The event, presented Friday through Sunday (July 21-23), will mark 36 years since the event’s founding and 30 years at the Blues Ranch.
From sprucing up the property with a decorative sign and entrance gate to replacing the 30-year-old wooden stage, the nonprofit Winthrop Music Association is gearing up for a comparable turnout to last year’s sold-out festival, which bustled with blues-goers eager to leave the house after being stuck inside.
Friday night’s activities are shifting to the main stage, with opening acts Jackie Venson and Too Slim & The Taildraggers taking the spotlight. Like years past, however, attendees can expect the latter part of all three nights to ensue in the beer garden with the Methow Juke Joint All-Stars. This tradition concludes each night with fan-favorite acts and surprise performances, allowing for some of Winthrop’s most beloved artists to permeate the late-night air with their iconic sound.
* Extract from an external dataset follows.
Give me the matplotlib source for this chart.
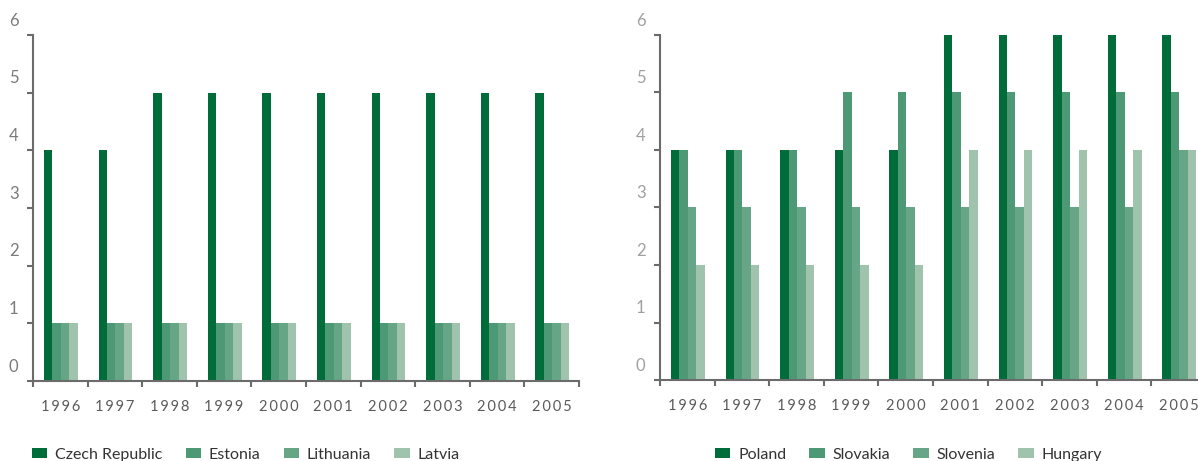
import matplotlib.pyplot as plt
import numpy as np
from matplotlib.transforms import ScaledTranslation

# Data
years = ["1996", "1997", "1998", "1999", "2000", "2001", "2002", "2003", "2004", "2005"]

left_names = ["Czech Republic", "Estonia", "Lithuania", "Latvia"]
czech = [4, 4, 5, 5, 5, 5, 5, 5, 5, 5]
estonia = [1, 1, 1, 1, 1, 1, 1, 1, 1, 1]
lithuania = [1, 1, 1, 1, 1, 1, 1, 1, 1, 1]
latvia = [1, 1, 1, 1, 1, 1, 1, 1, 1, 1]

right_names = ["Poland", "Slovakia", "Slovenia", "Hungary"]
poland = [4, 4, 4, 4, 4, 6, 6, 6, 6, 6]
slovakia = [4, 4, 4, 5, 5, 5, 5, 5, 5, 5]
slovenia = [3, 3, 3, 3, 3, 3, 3, 3, 3, 4]
hungary = [2, 2, 2, 2, 2, 4, 4, 4, 4, 4]

colors = ["#006c3a", "#4d9875", "#66a586", "#a0c3ae"]
axis_color = "#6b6b6b"
tick_font = ["Lato", "DejaVu Sans"]
legend_font = ["Lato", "DejaVu Sans"]

W, H = 1198, 461
fig = plt.figure(figsize=(W / 100, H / 100), dpi=100)
ax1 = fig.add_axes([33 / W, 80 / H, 546 / W, 346 / H])
ax2 = fig.add_axes([660 / W, 81 / H, 546 / W, 345 / H])


def draw_panel(ax, names, series, label_color, legend_x):
    x = np.arange(len(years))
    w = 0.155
    for i, (name, vals) in enumerate(zip(names, series)):
        ax.bar(x + (i - 1.5) * w + 0.01, vals, width=w, color=colors[i],
               label=name, linewidth=0)

    ax.set_xlim(-0.5, len(years) - 0.5)
    ax.set_ylim(0, 6)

    for side in ["top", "right"]:
        ax.spines[side].set_visible(False)
    for side in ["left", "bottom"]:
        ax.spines[side].set_color(axis_color)
        ax.spines[side].set_linewidth(1.5)

    # category boundary ticks, labels at the centres (letter spaced)
    ax.set_xticks(np.arange(-0.5, len(years), 1.0))
    ax.set_xticklabels([])
    ax.set_xticks(x, minor=True)
    ax.set_xticklabels(["\u2009".join(y) for y in years], minor=True,
                       family=tick_font, fontsize=10.5, color="#5a5a5a")
    ax.tick_params(axis="x", which="major", length=4, width=1.5,
                   color=axis_color, direction="out")
    ax.tick_params(axis="x", which="minor", length=0, pad=14)

    ax.set_yticks(range(7))
    ax.set_yticklabels([str(v) for v in range(7)], family=tick_font,
                       fontsize=12, color=label_color)
    ax.tick_params(axis="y", length=4.5, width=1.5, color=axis_color,
                   direction="out", pad=6)
    # labels sit above their tick marks in the original
    shift = ScaledTranslation(0, 0.16, fig.dpi_scale_trans)
    for lab in ax.get_yticklabels():
        lab.set_transform(lab.get_transform() + shift)

    leg = ax.legend(loc="center left", bbox_to_anchor=(legend_x / W, 6 / H),
                    bbox_transform=fig.transFigure, ncol=4, frameon=False,
                    borderaxespad=0, borderpad=0, handlelength=0.95,
                    handleheight=0.56, handletextpad=0.5, columnspacing=1.45,
                    prop={"family": legend_font, "size": 11.5})
    for t in leg.get_texts():
        t.set_color("#333333")


draw_panel(ax1, left_names, [czech, estonia, lithuania, latvia], "#7a7a7a", 32)
draw_panel(ax2, right_names, [poland, slovakia, slovenia, hungary], "#a0a0a0", 715)

plt.savefig("out.png", dpi=100)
Proceeds from Friday’s concert go to nonprofits such as The Cove in Twisp.
Saturday night performers include Grammy winner Christone “Kingfish” Ingram, as well as Grammy-nominated North Mississippi Allstars and Ruthie Foster. Sunday’s lineup boasts accomplished Judith Hill, who has worked with world-renowned artists Michael Jackson and Prince; and Marc Broussard, who recently released a song with acclaimed guitarist Joe Bonamassa.
However, this is just a taste of the massive lineup found on the event’s website: https://winthropbluesfestival.com/.
Event founder Jimmy Smith described his idea to establish a blues festival within Winthrop’s “cowboy country” as having an unforeseeable future in its initial stages. For the first six years of its production, the event did not have a consistent location.
“There’s been many years we thought it was going to be the last,” Smith said.
Now, the event has thoroughly established itself within the community and beyond. It stimulates the Methow Valley economy and is the recipient of multiple awards.
Smith says he did not expect the success, describing him and his team as “just a bunch of hippies wanting to put on a concert and have some fun.”
The event has changed quite a bit since its genesis, with the audience diversifying more each year. As the generation the event was initially catered to grows older, the Winthrop Music Association has expanded its palette to include younger R&B lovers. Nowadays, most of the festival’s audience comes from Seattle, including both young families and old-fashioned blues-goers.
Despite genre shifts and new artists, Smith says the festival has built a trusting rapport with its audience.
“Even if they haven’t heard of this particular band, they know it’s going to be really good,” he said.
Familiarize yourself with this year’s sound by checking out the festival’s Spotify playlist, located on the event’s “Home” page.
Security is getting tighter with a new “infield policy.” Attendees should prepare to open all bags and coolers upon entering the premises. More on the new entry requirements is on the event’s website.
“The Blues Ranch” is located at 19190 State Route 20.